Begin
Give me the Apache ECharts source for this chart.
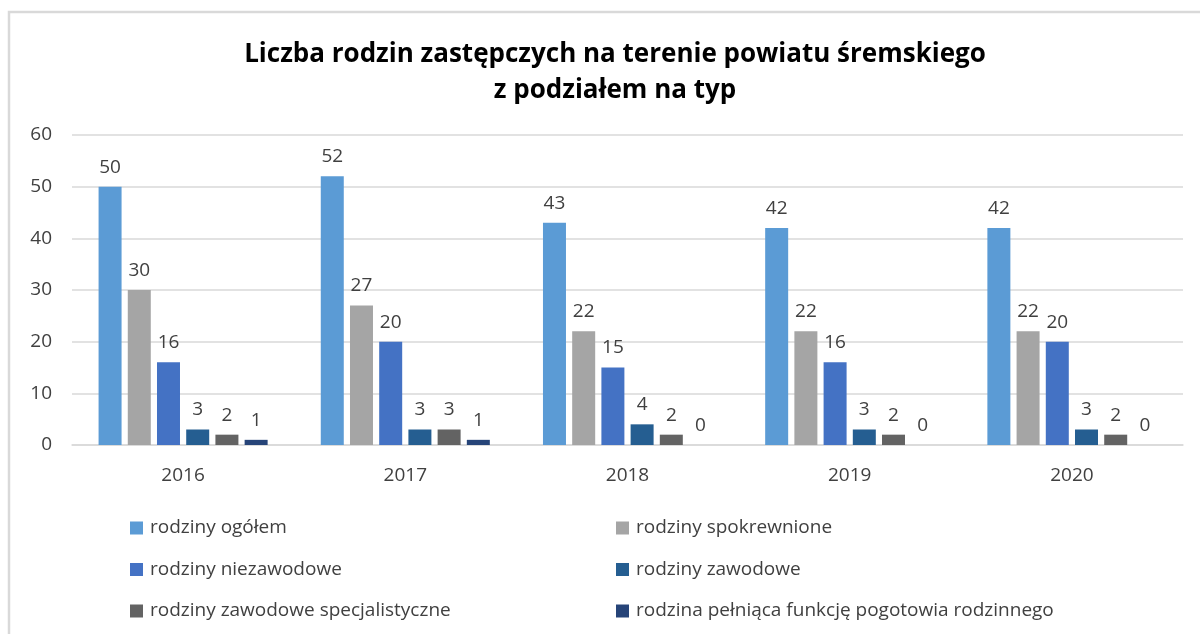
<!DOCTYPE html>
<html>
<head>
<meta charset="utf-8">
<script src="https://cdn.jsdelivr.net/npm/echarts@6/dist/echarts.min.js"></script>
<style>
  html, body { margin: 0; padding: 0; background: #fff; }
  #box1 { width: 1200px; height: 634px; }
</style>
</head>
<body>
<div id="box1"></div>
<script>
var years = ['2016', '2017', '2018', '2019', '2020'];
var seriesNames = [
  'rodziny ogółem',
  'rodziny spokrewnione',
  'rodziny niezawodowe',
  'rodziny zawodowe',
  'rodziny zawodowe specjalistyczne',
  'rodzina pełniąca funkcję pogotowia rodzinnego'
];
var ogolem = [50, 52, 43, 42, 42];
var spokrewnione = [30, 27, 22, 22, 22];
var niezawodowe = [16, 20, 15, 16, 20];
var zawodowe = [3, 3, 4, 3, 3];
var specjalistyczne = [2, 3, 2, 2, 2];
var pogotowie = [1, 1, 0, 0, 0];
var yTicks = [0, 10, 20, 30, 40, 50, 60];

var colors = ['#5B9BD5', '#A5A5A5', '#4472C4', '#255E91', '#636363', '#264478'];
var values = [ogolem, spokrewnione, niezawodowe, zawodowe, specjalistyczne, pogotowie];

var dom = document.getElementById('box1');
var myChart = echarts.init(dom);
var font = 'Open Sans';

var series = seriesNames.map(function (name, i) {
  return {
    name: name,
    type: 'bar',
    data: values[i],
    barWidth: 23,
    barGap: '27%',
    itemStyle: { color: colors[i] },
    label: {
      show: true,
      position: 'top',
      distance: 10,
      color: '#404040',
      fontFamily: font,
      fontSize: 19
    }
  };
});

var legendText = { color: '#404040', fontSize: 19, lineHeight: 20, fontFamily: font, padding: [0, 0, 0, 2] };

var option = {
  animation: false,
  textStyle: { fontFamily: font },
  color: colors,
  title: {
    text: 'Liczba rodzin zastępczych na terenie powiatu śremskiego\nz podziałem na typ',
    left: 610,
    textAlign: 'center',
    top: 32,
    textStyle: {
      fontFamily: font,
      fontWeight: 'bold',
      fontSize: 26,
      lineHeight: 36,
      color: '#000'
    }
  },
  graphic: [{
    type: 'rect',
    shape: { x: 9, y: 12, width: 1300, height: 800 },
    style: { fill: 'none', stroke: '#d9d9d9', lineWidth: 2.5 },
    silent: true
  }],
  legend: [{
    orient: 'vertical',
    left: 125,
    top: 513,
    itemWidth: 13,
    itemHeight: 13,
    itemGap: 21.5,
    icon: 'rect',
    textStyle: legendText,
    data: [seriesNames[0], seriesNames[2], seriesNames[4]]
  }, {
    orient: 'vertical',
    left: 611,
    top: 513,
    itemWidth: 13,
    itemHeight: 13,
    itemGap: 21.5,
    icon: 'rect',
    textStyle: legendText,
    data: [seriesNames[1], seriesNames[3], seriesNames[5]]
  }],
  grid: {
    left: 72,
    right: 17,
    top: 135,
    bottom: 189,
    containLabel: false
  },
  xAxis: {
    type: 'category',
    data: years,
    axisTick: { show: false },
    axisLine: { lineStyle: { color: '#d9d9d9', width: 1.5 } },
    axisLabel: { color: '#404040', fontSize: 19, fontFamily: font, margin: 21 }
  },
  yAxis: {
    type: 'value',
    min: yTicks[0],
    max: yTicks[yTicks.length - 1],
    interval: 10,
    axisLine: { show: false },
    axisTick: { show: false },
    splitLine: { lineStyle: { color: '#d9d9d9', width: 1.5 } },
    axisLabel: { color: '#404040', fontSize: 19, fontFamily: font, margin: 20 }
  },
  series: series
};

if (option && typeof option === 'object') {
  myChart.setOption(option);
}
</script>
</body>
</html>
End
#### [TASK REQUIREMENTS]
Emit the lines of the material exactly, from its first line to the line containing "var font = 'Open Sans';", inclusive; leave every picture out.

#### [TASK SOLUTION]
Give me the Apache ECharts source for this chart.
<!DOCTYPE html>
<html>
<head>
<meta charset="utf-8">
<script src="https://cdn.jsdelivr.net/npm/echarts@6/dist/echarts.min.js"></script>
<style>
  html, body { margin: 0; padding: 0; background: #fff; }
  #box1 { width: 1200px; height: 634px; }
</style>
</head>
<body>
<div id="box1"></div>
<script>
var years = ['2016', '2017', '2018', '2019', '2020'];
var seriesNames = [
  'rodziny ogółem',
  'rodziny spokrewnione',
  'rodziny niezawodowe',
  'rodziny zawodowe',
  'rodziny zawodowe specjalistyczne',
  'rodzina pełniąca funkcję pogotowia rodzinnego'
];
var ogolem = [50, 52, 43, 42, 42];
var spokrewnione = [30, 27, 22, 22, 22];
var niezawodowe = [16, 20, 15, 16, 20];
var zawodowe = [3, 3, 4, 3, 3];
var specjalistyczne = [2, 3, 2, 2, 2];
var pogotowie = [1, 1, 0, 0, 0];
var yTicks = [0, 10, 20, 30, 40, 50, 60];

var colors = ['#5B9BD5', '#A5A5A5', '#4472C4', '#255E91', '#636363', '#264478'];
var values = [ogolem, spokrewnione, niezawodowe, zawodowe, specjalistyczne, pogotowie];

var dom = document.getElementById('box1');
var myChart = echarts.init(dom);
var font = 'Open Sans';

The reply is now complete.